17. The storage medium according to claim 15, wherein the determining a contrastive loss value of the sample image according to the feature similarity comprises:
respectively allocating different weight coefficients to the positive sample pair and the negative sample pair; and
determining the contrastive loss value of the sample image according to the weight coefficient and the feature similarity.
18. The storage medium according to claim 17, wherein the weight coefficient of the positive sample pair is greater than the weight coefficient of the negative sample pair.
19. The storage medium according to claim 15, wherein the positive sample pair comprises a same-domain positive sample pair and a non-same-domain positive sample pair, the same-domain positive sample pair comprising two liveness image samples with a same domain label, the non-same-domain positive sample pair comprising two liveness image samples with different domain labels, and the domain label indicates category information of the liveness image sample; and a weight coefficient of the non-same-domain positive sample pair is greater than a weight coefficient of the same-domain positive sample pair.
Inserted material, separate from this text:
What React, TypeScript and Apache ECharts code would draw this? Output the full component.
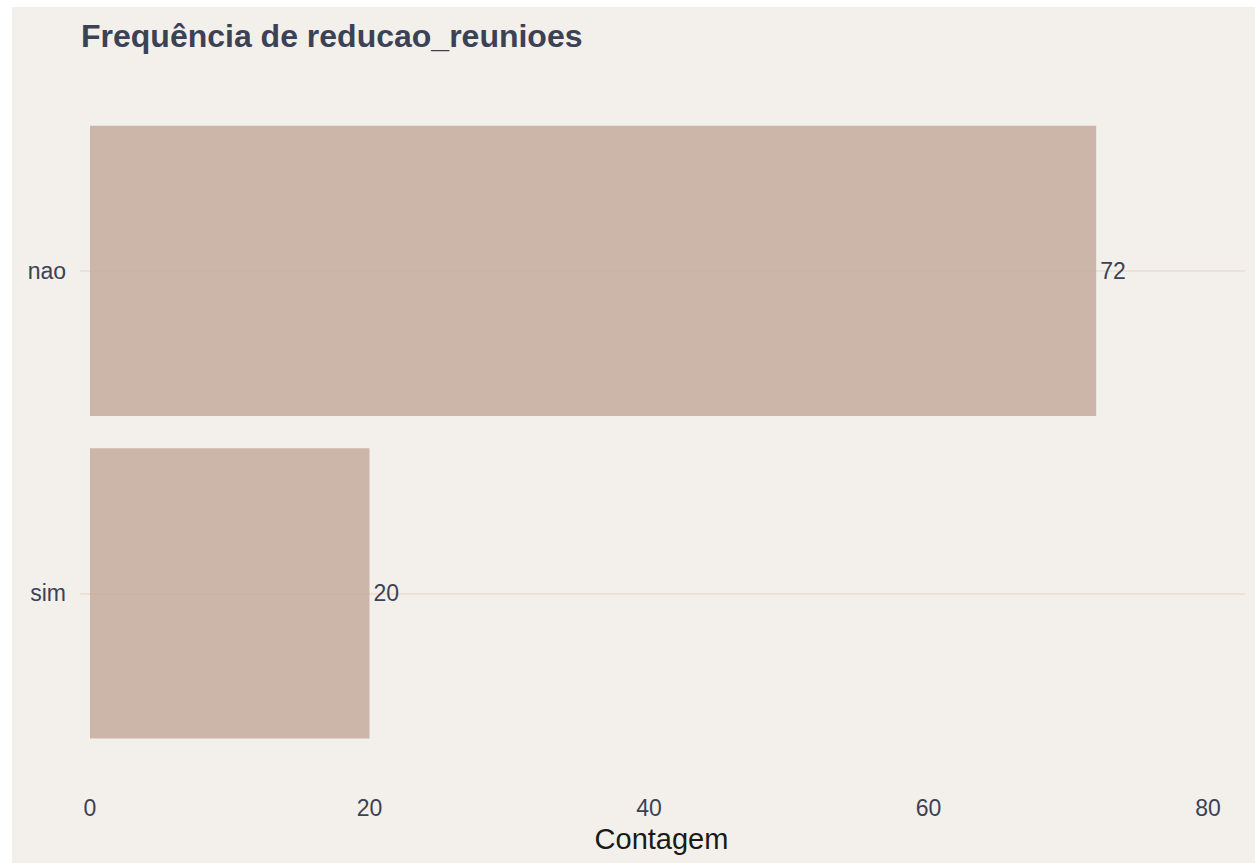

20. An electronic device, comprising:
a processor; and
a memory, configured to store executable instructions of the processor,
the processor being configured to execute the executable instructions to implement:
blocking a part of a region in a sample image to obtain a masked image comprising a non-masked region, the non-masked region being an unblocked region in the masked image;
obtaining a region encoding feature by performing feature extraction on the non-masked region by an encoder of a liveness detection model, wherein the encoder is configured to extract an encoding feature from an image, and the encoding feature is configured for recognizing whether an object in the image is a living object;
performing, by a decoder, feature restoration on the region encoding feature, to obtain an output image; and
updating model parameters of the encoder and the decoder according to a reconstruction loss value between the output image and the sample image.